--- Provided material ---
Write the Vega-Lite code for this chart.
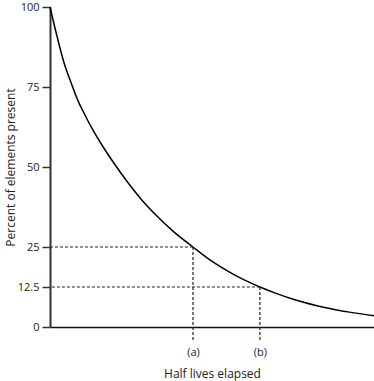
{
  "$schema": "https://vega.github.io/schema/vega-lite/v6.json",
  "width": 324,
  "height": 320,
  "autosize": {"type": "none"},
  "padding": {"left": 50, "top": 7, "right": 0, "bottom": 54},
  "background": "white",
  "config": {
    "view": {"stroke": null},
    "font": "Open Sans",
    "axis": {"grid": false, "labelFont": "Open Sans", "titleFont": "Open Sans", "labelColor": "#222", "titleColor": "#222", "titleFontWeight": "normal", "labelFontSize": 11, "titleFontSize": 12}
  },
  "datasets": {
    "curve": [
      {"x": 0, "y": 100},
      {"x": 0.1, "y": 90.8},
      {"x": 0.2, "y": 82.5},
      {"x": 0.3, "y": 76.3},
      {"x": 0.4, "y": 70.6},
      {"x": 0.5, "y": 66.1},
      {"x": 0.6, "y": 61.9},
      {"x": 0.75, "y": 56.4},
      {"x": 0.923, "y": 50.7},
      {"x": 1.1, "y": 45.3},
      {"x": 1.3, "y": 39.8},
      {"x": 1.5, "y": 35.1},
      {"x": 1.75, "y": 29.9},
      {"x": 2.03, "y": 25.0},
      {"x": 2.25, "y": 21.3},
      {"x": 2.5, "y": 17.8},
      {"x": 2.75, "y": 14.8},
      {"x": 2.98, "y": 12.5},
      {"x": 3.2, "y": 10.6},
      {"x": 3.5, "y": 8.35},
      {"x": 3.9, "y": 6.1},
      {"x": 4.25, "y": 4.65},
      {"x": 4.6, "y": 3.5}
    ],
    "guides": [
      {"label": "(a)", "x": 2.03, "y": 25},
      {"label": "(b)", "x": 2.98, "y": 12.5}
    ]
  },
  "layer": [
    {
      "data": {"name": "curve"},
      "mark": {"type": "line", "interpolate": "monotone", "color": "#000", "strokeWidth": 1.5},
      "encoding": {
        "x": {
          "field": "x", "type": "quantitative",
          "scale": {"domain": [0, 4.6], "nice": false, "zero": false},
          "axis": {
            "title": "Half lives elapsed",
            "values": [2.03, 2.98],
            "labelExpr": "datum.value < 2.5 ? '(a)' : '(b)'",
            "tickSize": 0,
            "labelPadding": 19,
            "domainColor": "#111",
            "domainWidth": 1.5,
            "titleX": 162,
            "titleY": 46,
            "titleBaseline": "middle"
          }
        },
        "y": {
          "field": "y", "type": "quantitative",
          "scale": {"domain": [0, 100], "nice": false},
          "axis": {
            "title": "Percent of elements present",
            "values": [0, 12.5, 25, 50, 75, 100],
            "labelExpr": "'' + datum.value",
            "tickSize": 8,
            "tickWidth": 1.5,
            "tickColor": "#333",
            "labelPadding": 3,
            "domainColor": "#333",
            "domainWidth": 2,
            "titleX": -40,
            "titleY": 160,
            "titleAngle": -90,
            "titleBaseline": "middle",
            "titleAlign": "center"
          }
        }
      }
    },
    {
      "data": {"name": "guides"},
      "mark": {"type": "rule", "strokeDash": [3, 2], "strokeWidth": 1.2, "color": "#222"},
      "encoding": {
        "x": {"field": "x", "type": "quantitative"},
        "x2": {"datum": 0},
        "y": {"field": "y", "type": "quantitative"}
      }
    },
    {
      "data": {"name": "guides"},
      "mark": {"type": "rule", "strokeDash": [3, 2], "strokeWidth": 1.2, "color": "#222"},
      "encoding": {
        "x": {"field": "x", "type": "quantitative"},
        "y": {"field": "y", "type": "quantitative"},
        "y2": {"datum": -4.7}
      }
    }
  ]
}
---
*What the exercise asks*: Every line should be retyped exactly, with the pictures omitted.

*Response to the exercise*:
Write the Vega-Lite code for this chart.
{
  "$schema": "https://vega.github.io/schema/vega-lite/v6.json",
  "width": 324,
  "height": 320,
  "autosize": {"type": "none"},
  "padding": {"left": 50, "top": 7, "right": 0, "bottom": 54},
  "background": "white",
  "config": {
    "view": {"stroke": null},
    "font": "Open Sans",
    "axis": {"grid": false, "labelFont": "Open Sans", "titleFont": "Open Sans", "labelColor": "#222", "titleColor": "#222", "titleFontWeight": "normal", "labelFontSize": 11, "titleFontSize": 12}
  },
  "datasets": {
    "curve": [
      {"x": 0, "y": 100},
      {"x": 0.1, "y": 90.8},
      {"x": 0.2, "y": 82.5},
      {"x": 0.3, "y": 76.3},
      {"x": 0.4, "y": 70.6},
      {"x": 0.5, "y": 66.1},
      {"x": 0.6, "y": 61.9},
      {"x": 0.75, "y": 56.4},
      {"x": 0.923, "y": 50.7},
      {"x": 1.1, "y": 45.3},
      {"x": 1.3, "y": 39.8},
      {"x": 1.5, "y": 35.1},
      {"x": 1.75, "y": 29.9},
      {"x": 2.03, "y": 25.0},
      {"x": 2.25, "y": 21.3},
      {"x": 2.5, "y": 17.8},
      {"x": 2.75, "y": 14.8},
      {"x": 2.98, "y": 12.5},
      {"x": 3.2, "y": 10.6},
      {"x": 3.5, "y": 8.35},
      {"x": 3.9, "y": 6.1},
      {"x": 4.25, "y": 4.65},
      {"x": 4.6, "y": 3.5}
    ],
    "guides": [
      {"label": "(a)", "x": 2.03, "y": 25},
      {"label": "(b)", "x": 2.98, "y": 12.5}
    ]
  },
  "layer": [
    {
      "data": {"name": "curve"},
      "mark": {"type": "line", "interpolate": "monotone", "color": "#000", "strokeWidth": 1.5},
      "encoding": {
        "x": {
          "field": "x", "type": "quantitative",
          "scale": {"domain": [0, 4.6], "nice": false, "zero": false},
          "axis": {
            "title": "Half lives elapsed",
            "values": [2.03, 2.98],
            "labelExpr": "datum.value < 2.5 ? '(a)' : '(b)'",
            "tickSize": 0,
            "labelPadding": 19,
            "domainColor": "#111",
            "domainWidth": 1.5,
            "titleX": 162,
            "titleY": 46,
            "titleBaseline": "middle"
          }
        },
        "y": {
          "field": "y", "type": "quantitative",
          "scale": {"domain": [0, 100], "nice": false},
          "axis": {
            "title": "Percent of elements present",
            "values": [0, 12.5, 25, 50, 75, 100],
            "labelExpr": "'' + datum.value",
            "tickSize": 8,
            "tickWidth": 1.5,
            "tickColor": "#333",
            "labelPadding": 3,
            "domainColor": "#333",
            "domainWidth": 2,
            "titleX": -40,
            "titleY": 160,
            "titleAngle": -90,
            "titleBaseline": "middle",
            "titleAlign": "center"
          }
        }
      }
    },
    {
      "data": {"name": "guides"},
      "mark": {"type": "rule", "strokeDash": [3, 2], "strokeWidth": 1.2, "color": "#222"},
      "encoding": {
        "x": {"field": "x", "type": "quantitative"},
        "x2": {"datum": 0},
        "y": {"field": "y", "type": "quantitative"}
      }
    },
    {
      "data": {"name": "guides"},
      "mark": {"type": "rule", "strokeDash": [3, 2], "strokeWidth": 1.2, "color": "#222"},
      "encoding": {
        "x": {"field": "x", "type": "quantitative"},
        "y": {"field": "y", "type": "quantitative"},
        "y2": {"datum": -4.7}
      }
    }
  ]
}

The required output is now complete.